→ AIM OF THE EXERCISE: Leave out every picture. Copy exactly the lines from the one holding "Emit a Python" through the one holding "ax.axvline(5, color='black', lw=1.0, zorder=1)".

>> begin DATA SECTION

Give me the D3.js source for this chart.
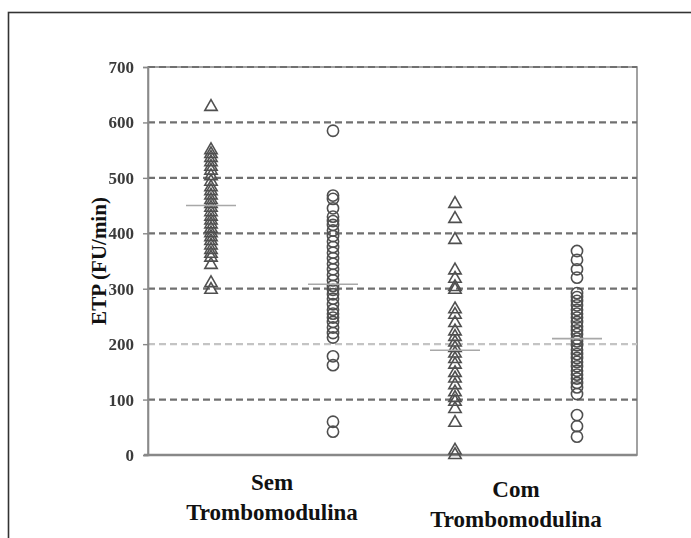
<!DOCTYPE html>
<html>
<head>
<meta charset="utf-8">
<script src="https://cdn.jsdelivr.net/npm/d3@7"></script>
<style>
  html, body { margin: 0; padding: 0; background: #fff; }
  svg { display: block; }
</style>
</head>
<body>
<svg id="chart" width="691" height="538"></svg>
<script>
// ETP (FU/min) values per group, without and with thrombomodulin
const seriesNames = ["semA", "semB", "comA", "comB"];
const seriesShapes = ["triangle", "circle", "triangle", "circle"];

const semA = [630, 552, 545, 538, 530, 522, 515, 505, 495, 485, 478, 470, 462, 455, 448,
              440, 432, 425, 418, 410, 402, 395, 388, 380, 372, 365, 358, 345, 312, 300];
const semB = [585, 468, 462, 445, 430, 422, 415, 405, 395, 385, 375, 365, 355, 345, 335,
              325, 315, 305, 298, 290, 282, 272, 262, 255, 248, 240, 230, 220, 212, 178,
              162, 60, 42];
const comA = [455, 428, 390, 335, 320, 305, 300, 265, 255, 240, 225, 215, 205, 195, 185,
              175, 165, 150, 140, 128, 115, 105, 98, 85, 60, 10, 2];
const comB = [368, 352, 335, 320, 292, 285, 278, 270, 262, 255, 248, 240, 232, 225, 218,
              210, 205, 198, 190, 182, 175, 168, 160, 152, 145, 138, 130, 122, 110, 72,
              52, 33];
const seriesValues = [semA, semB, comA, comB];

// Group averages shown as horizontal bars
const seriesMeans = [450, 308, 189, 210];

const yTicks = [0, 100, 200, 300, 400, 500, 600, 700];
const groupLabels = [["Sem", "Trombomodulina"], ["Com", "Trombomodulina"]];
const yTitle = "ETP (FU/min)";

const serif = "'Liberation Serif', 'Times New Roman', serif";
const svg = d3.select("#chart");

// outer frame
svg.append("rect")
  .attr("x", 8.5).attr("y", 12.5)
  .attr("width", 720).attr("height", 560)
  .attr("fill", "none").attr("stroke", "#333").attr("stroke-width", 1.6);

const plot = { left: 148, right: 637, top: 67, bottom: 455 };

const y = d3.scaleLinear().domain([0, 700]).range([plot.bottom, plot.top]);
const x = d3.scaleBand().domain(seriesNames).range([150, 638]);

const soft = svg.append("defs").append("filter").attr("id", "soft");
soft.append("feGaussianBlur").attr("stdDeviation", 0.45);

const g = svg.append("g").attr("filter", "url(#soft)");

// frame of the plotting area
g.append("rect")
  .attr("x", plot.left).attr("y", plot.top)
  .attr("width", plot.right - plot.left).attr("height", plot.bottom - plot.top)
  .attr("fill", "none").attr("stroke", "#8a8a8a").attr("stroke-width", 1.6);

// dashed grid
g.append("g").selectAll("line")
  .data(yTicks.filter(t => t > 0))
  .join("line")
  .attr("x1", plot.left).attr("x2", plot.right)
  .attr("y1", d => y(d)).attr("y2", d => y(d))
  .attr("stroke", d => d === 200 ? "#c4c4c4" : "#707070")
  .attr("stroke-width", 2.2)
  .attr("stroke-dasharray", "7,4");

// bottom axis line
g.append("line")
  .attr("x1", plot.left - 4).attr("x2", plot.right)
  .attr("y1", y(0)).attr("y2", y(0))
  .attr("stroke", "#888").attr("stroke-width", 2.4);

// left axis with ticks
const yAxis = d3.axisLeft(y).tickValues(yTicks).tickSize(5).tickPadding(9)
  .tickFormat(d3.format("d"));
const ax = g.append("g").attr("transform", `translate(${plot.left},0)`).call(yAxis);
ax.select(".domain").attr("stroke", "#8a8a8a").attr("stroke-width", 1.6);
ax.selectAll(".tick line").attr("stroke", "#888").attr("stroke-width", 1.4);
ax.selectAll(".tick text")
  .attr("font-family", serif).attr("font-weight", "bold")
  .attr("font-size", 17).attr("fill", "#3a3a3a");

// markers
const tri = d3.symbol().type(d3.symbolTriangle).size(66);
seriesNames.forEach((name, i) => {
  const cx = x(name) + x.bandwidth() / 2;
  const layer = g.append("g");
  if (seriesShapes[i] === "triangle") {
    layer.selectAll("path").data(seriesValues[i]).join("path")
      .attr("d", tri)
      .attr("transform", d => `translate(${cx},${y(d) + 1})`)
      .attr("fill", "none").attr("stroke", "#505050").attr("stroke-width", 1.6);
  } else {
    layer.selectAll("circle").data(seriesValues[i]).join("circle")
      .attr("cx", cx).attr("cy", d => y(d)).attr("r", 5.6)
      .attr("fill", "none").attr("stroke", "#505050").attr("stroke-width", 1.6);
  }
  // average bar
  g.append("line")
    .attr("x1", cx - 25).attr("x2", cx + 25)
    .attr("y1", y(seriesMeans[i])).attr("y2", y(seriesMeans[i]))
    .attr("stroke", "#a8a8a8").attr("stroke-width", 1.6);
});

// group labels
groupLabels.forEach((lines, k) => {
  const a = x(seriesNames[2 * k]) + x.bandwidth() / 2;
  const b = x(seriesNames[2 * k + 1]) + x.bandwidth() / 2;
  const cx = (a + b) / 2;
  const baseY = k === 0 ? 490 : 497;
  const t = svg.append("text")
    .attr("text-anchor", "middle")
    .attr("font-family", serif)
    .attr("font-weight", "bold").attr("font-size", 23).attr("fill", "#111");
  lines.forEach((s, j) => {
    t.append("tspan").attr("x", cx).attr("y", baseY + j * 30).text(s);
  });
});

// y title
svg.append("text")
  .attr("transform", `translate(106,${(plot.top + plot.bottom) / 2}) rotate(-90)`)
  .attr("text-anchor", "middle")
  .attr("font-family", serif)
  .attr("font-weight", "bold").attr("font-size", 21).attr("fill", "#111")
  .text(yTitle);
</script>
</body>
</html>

>> end DATA SECTION
>> begin DATA SECTION

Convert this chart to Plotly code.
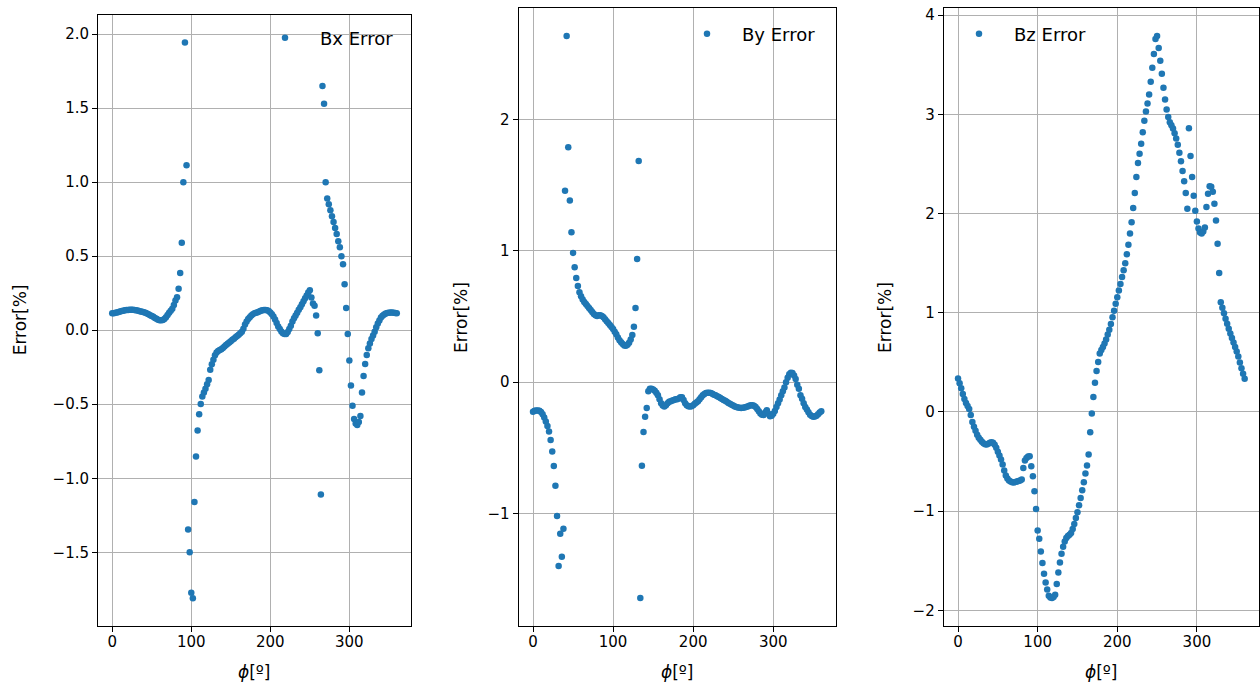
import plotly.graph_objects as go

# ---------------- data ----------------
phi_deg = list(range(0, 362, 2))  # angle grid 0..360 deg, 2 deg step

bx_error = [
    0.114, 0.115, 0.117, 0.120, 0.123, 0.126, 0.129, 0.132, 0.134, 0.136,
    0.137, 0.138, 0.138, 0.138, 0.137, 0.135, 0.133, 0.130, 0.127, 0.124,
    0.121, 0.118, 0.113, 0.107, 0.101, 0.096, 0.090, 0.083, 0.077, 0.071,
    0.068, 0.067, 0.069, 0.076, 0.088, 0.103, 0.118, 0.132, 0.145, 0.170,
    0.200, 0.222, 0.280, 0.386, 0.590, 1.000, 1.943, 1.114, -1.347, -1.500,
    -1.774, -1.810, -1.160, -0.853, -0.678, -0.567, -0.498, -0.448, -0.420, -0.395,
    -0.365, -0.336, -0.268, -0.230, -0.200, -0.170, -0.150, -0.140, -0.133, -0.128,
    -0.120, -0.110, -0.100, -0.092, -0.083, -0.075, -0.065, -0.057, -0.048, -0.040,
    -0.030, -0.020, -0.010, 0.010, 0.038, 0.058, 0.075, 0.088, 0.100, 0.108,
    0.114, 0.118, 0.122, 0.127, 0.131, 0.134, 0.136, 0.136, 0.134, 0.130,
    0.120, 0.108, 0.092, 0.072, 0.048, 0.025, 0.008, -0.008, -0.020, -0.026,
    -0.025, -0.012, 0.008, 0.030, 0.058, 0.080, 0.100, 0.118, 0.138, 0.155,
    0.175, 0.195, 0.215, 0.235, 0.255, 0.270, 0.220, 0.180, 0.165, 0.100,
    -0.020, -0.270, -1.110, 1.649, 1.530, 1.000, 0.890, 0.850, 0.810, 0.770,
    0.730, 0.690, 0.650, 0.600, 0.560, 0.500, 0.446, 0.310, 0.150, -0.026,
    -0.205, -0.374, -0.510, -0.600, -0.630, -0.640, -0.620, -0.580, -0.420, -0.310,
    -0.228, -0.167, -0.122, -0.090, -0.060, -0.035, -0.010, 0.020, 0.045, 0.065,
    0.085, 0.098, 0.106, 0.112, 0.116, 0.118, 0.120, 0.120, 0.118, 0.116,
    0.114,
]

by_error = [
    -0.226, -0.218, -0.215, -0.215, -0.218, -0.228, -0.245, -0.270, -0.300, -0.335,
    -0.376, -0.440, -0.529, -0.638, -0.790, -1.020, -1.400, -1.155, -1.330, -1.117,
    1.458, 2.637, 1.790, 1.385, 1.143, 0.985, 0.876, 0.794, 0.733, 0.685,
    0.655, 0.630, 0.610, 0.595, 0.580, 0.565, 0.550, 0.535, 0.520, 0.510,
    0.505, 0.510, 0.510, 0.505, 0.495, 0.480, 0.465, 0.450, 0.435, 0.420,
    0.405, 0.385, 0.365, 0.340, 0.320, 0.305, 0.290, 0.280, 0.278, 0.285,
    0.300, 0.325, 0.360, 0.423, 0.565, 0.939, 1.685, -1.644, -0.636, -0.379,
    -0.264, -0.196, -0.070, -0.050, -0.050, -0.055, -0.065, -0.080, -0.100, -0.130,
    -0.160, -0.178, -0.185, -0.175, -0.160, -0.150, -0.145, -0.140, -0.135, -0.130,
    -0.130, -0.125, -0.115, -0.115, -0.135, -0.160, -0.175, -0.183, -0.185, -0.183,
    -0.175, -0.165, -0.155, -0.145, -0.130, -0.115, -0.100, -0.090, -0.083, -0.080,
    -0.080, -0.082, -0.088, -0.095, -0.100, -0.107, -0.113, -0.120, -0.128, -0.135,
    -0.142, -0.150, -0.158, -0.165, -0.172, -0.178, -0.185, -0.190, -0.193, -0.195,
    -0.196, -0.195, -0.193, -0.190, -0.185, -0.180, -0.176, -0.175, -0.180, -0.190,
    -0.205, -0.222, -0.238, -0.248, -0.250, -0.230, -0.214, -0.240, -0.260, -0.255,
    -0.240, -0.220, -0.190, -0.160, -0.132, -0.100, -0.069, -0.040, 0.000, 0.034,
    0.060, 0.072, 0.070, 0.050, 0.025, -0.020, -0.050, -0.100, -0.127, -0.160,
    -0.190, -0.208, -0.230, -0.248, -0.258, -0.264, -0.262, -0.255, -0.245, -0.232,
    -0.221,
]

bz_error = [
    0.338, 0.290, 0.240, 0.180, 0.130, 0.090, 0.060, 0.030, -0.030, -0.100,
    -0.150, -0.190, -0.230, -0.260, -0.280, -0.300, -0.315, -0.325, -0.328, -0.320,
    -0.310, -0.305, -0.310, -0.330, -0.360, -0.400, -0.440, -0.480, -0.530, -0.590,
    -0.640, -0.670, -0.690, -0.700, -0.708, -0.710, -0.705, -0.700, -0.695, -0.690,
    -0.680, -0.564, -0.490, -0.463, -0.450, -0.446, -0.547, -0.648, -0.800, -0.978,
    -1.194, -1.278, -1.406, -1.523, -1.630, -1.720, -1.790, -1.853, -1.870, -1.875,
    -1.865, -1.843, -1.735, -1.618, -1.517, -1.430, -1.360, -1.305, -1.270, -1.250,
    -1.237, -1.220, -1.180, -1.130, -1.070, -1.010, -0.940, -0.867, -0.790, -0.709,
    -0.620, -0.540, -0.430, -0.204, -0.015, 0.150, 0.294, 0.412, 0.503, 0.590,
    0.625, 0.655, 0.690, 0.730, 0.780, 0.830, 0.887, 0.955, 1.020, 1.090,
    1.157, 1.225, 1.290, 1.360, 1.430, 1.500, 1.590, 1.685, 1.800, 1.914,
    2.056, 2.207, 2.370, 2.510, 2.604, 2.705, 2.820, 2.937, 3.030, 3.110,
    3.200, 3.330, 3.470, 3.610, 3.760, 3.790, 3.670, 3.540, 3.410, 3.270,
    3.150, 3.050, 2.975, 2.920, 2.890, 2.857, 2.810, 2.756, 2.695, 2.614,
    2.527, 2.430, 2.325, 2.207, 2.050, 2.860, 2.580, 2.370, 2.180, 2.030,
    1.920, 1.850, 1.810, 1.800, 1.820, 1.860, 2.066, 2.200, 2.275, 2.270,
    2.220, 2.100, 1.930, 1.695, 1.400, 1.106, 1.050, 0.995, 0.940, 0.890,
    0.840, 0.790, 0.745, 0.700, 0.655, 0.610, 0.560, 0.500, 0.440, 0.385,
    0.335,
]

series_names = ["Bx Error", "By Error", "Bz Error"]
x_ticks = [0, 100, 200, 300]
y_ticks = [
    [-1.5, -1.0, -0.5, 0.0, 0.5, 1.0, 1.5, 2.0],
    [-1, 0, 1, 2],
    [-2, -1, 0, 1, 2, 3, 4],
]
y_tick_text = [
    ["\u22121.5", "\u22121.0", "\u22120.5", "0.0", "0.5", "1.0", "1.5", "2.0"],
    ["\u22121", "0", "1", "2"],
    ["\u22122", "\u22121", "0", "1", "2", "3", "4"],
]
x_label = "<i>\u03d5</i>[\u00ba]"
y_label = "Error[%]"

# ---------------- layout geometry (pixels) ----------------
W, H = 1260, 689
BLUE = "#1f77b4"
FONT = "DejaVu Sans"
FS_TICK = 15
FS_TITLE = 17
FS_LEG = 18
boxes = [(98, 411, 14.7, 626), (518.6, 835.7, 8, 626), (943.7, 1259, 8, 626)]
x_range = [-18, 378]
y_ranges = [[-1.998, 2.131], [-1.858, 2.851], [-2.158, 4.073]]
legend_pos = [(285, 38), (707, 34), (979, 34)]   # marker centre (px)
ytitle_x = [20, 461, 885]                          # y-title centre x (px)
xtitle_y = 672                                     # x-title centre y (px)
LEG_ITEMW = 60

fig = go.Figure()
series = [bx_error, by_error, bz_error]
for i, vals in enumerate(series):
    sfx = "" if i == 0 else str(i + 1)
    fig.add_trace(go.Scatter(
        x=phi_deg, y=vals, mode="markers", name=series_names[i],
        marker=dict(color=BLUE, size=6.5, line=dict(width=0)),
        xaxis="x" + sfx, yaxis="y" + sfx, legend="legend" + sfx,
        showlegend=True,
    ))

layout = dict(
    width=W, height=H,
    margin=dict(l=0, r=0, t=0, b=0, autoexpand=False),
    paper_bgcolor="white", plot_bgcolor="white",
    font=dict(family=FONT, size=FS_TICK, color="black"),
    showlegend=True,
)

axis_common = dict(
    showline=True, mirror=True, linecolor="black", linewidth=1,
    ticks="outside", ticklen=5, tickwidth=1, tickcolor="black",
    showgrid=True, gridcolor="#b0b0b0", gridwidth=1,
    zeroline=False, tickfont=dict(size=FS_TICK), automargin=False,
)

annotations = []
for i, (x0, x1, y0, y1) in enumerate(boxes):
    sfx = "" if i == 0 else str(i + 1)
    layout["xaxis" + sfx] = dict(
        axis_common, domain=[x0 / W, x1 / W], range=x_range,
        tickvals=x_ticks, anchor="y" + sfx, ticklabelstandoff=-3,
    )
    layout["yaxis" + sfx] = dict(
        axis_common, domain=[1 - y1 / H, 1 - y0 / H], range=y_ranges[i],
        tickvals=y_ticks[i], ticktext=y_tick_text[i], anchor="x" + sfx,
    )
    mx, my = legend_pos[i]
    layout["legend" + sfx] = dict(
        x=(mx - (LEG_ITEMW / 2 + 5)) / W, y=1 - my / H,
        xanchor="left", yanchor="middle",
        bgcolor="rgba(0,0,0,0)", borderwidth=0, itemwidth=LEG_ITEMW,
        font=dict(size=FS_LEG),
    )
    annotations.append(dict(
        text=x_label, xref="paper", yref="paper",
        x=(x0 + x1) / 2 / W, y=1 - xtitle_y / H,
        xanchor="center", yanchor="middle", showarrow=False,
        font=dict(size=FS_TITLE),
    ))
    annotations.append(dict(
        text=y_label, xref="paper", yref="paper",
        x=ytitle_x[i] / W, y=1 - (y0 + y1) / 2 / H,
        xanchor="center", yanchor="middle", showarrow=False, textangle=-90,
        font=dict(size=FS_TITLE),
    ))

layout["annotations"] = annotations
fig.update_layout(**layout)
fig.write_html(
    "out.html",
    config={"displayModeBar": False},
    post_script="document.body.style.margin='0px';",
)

>> end DATA SECTION
>> begin DATA SECTION

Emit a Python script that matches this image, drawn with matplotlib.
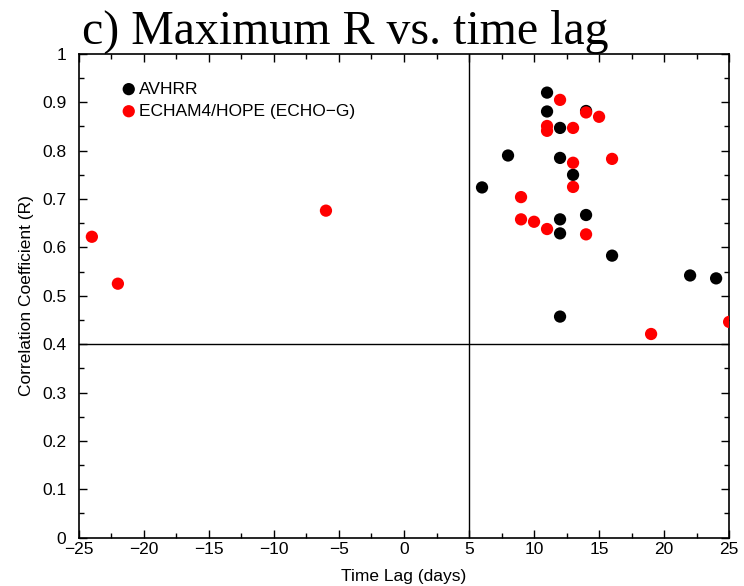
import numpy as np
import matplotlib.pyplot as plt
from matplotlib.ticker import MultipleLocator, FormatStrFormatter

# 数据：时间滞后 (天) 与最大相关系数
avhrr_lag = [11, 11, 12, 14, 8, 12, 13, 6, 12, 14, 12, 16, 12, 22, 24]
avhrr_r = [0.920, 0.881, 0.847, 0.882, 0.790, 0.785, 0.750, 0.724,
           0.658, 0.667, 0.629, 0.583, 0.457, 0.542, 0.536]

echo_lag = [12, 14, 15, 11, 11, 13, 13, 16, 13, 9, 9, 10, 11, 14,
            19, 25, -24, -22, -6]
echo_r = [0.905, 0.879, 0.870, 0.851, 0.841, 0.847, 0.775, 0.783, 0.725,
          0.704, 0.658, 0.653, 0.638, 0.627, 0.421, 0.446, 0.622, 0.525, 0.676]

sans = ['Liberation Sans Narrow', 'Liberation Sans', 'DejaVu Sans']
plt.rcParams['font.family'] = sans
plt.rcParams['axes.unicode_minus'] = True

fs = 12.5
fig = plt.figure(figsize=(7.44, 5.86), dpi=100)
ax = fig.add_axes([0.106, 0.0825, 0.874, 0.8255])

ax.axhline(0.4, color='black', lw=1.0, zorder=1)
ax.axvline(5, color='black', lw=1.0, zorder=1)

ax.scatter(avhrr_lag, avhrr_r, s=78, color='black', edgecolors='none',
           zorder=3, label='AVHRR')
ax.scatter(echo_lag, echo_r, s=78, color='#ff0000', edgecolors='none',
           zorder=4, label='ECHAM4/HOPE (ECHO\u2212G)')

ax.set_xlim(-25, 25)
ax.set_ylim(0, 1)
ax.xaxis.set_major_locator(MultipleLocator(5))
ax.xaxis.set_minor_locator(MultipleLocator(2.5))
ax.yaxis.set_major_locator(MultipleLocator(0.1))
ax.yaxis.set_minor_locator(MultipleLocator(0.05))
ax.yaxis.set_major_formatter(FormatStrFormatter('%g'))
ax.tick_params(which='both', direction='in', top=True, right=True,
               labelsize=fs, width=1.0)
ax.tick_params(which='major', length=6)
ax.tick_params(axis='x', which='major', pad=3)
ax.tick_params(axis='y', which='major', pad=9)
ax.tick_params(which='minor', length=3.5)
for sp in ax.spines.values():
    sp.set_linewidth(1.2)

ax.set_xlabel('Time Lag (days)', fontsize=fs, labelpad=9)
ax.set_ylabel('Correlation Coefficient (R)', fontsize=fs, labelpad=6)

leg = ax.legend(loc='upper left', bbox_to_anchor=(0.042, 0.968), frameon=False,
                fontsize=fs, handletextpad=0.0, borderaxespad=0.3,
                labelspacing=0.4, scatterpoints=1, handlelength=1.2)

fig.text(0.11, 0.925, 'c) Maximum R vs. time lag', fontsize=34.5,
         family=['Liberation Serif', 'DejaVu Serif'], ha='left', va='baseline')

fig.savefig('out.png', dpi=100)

>> end DATA SECTION

→ RESULT OF THIS EXERCISE:
Emit a Python script that matches this image, drawn with matplotlib.
import numpy as np
import matplotlib.pyplot as plt
from matplotlib.ticker import MultipleLocator, FormatStrFormatter

# 数据：时间滞后 (天) 与最大相关系数
avhrr_lag = [11, 11, 12, 14, 8, 12, 13, 6, 12, 14, 12, 16, 12, 22, 24]
avhrr_r = [0.920, 0.881, 0.847, 0.882, 0.790, 0.785, 0.750, 0.724,
           0.658, 0.667, 0.629, 0.583, 0.457, 0.542, 0.536]

echo_lag = [12, 14, 15, 11, 11, 13, 13, 16, 13, 9, 9, 10, 11, 14,
            19, 25, -24, -22, -6]
echo_r = [0.905, 0.879, 0.870, 0.851, 0.841, 0.847, 0.775, 0.783, 0.725,
          0.704, 0.658, 0.653, 0.638, 0.627, 0.421, 0.446, 0.622, 0.525, 0.676]

sans = ['Liberation Sans Narrow', 'Liberation Sans', 'DejaVu Sans']
plt.rcParams['font.family'] = sans
plt.rcParams['axes.unicode_minus'] = True

fs = 12.5
fig = plt.figure(figsize=(7.44, 5.86), dpi=100)
ax = fig.add_axes([0.106, 0.0825, 0.874, 0.8255])

ax.axhline(0.4, color='black', lw=1.0, zorder=1)
ax.axvline(5, color='black', lw=1.0, zorder=1)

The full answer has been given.